Your goal, of course, is to identify what’s working and what’s not. So when you see a spike in your website analytics numbers, you want to look around for the marketing activity or industry event that might have impacted your numbers.
For instance, a big spike in direct blog traffic could happen after you publish a new YouTube video or a guest post goes live on a reputable blog.
Examples of pageview spikes after popular or new content is published
Step 3: Use the Numbers to Drive Your Strategy and Website
In an ideal world, data will support every business decision you make—especially your marketing. That’s why you need to be tracking your analytics, watching the trends, and identifying the marketing activities that give you the most traction.
Bottom line, you want to do more of the activities that help you meet your goals—and do less of the activities that don’t give you a good return on the time you’ve put into them.
To do that, you need to understand what metrics can tell you on a strategic level. For example…
What are people searching for? You need to know what searches are bringing the most traffic to your site. And you need to verify that those keywords are closely related to your core products.
If they aren’t, you need to do a better job of branding. At the very least, you need to update your website copy and create high-value content that tells people what your brand is about.
Sears is a good example of a brand that didn’t do this.
They were the early 1900s Amazon, the innovator of mail-order catalog marketing. In fact, until 1989, when Walmart passed them up, they had the largest domestic revenue of any retailer in the US.
They’re still known as a mail-order giant—so why didn’t they jump on ecommerce? Strategically, they could have approached it as catalog marketing for a new generation.
Sears should have been watching their metrics (and their competitors’) and jumped on this trend when it was just getting started.
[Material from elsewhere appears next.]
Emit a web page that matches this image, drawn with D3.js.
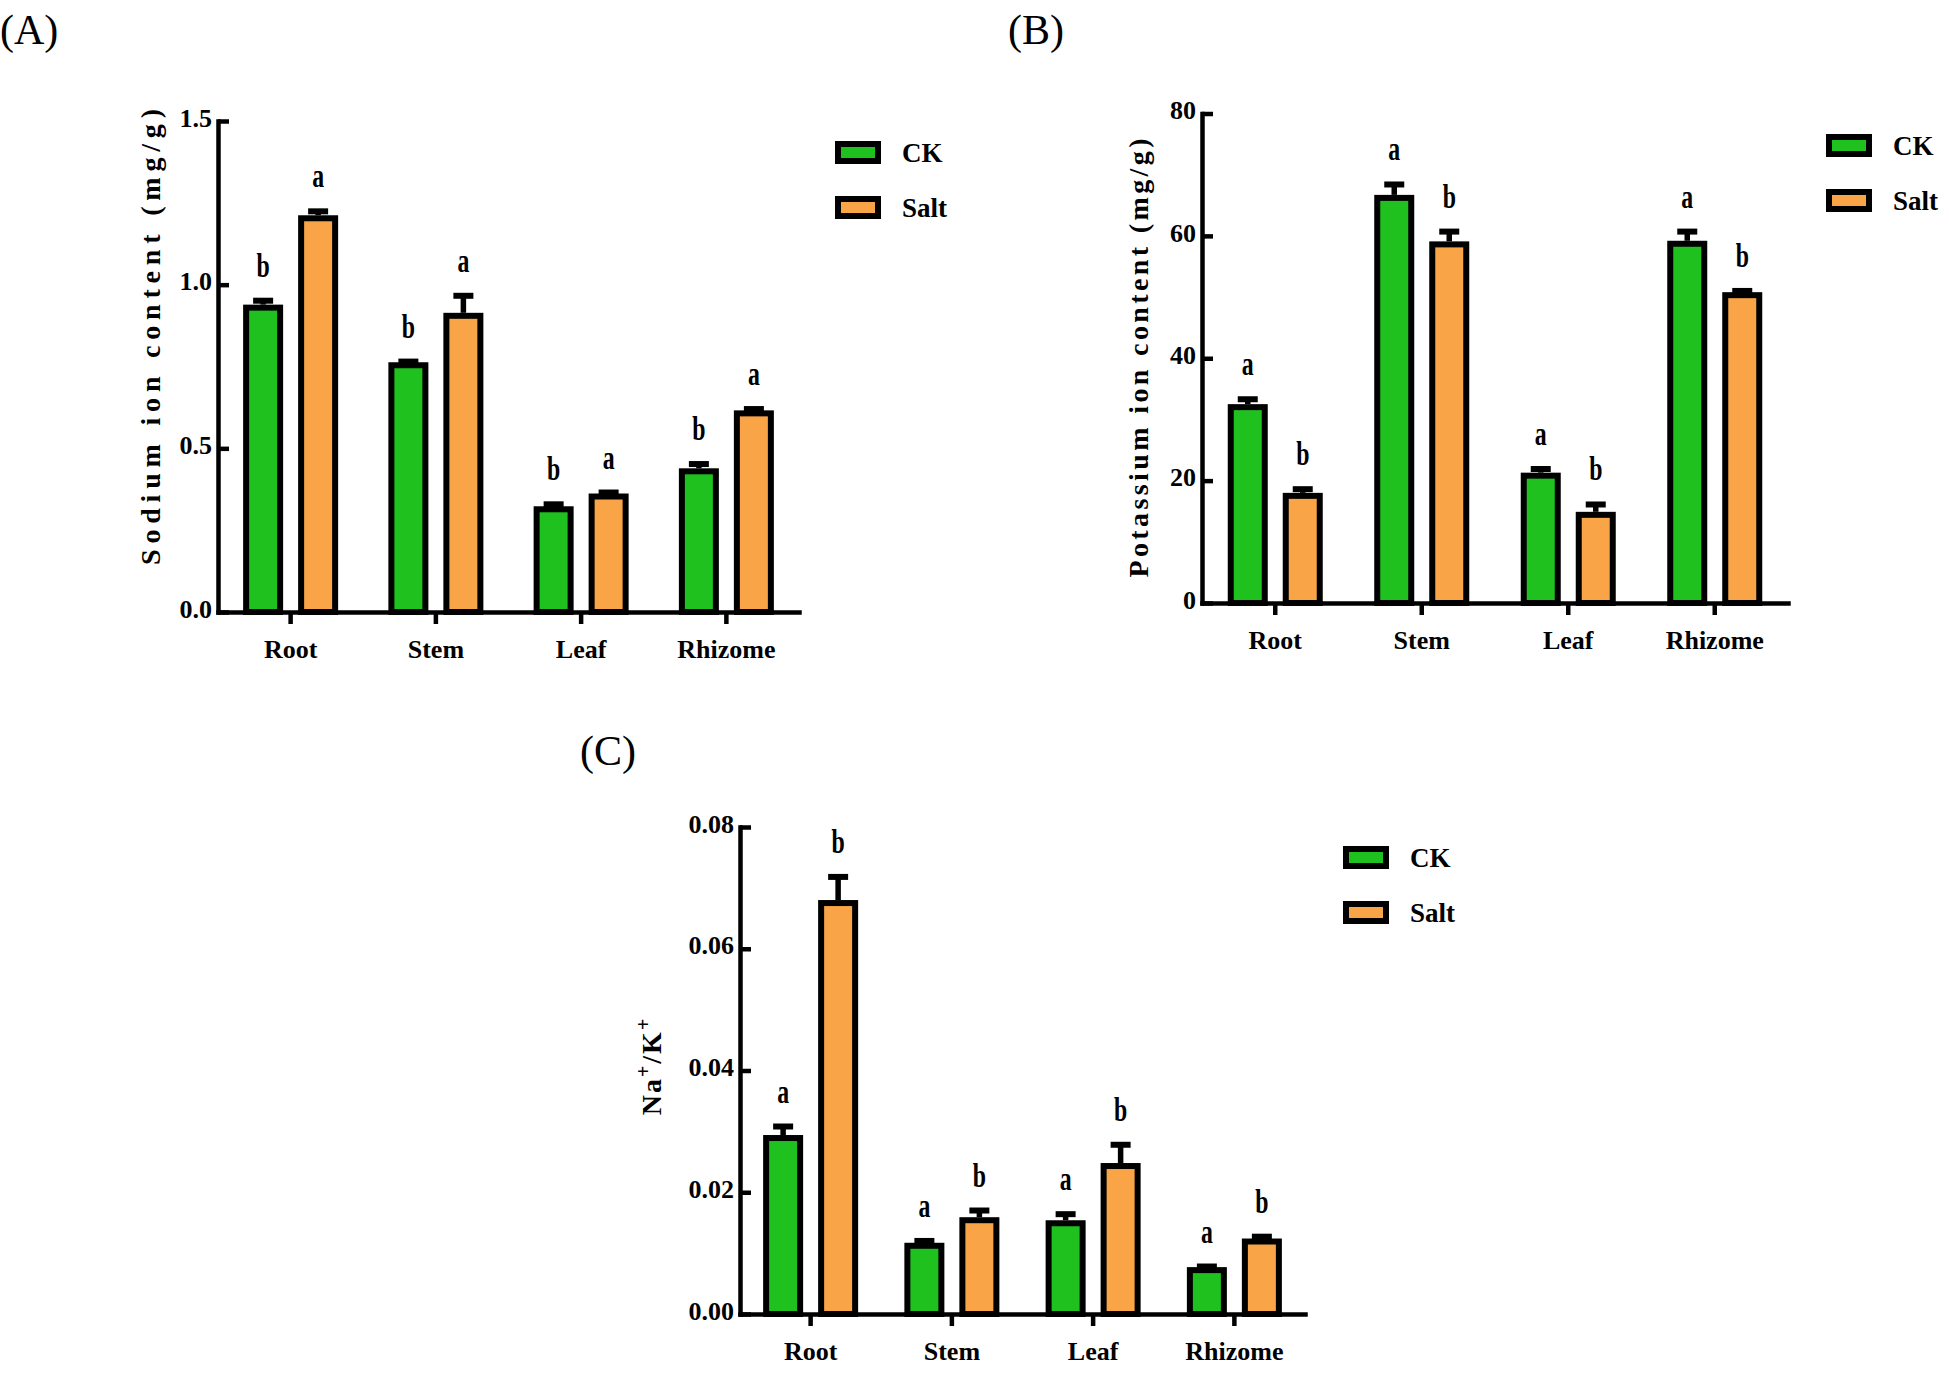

What topics get the most traffic and attention? If you’re doubling down on one topic while your best traffic comes from another topic, you’ll struggle to grow your business.
Watch for the blog topics and product pages that get the most attention. Then create a strategy to build on that activity.
Let’s say you run a site on productivity. You’ve been promoting your Daily Planner because it’s the most obvious productivity tool. But analytics tells you a different story: It’s your article on goal setting that gets the most traffic and shares.
Clearly, setting goals is a pain point for your audience. Explore ideas for creating a product, like a goal setting planner, that helps your followers achieve their goals.
Analytics can uncover new or updated products your customers want.
Where does that traffic come from? You need to know where your traffic is coming from, so you can turn up the volume whenever you need to.
Let’s say you have 5 ads running for 1 product, each targeting a different customer segment. If one of those ads performs significantly better than the others, you could create more offers for that audience.
Or let’s say you’ve been writing guest posts for 5 popular blogs in your space. If most of your guest blogging traffic comes from just one of those sites, you might consider dropping the other four and doubling down on the one that’s working.
How do visitors behave once they’re on your site? You need to know which pages have high bounce rates… which pages send the most traffic to your sales pages… and which pages get the most engagement.
This helps you understand how to optimize your website and your funnels. It also tells you the type of content people like—so you can create more content that gets high engagement levels.
Analytics isn’t really about the numbers. It’s about figuring out what’s working and what’s not.
The key is to always be analyzing and testing, then use the numbers to help you make smarter decisions.
That’s the bare-bones basics of website analytics. Or, as I like to call it, marketing by the numbers.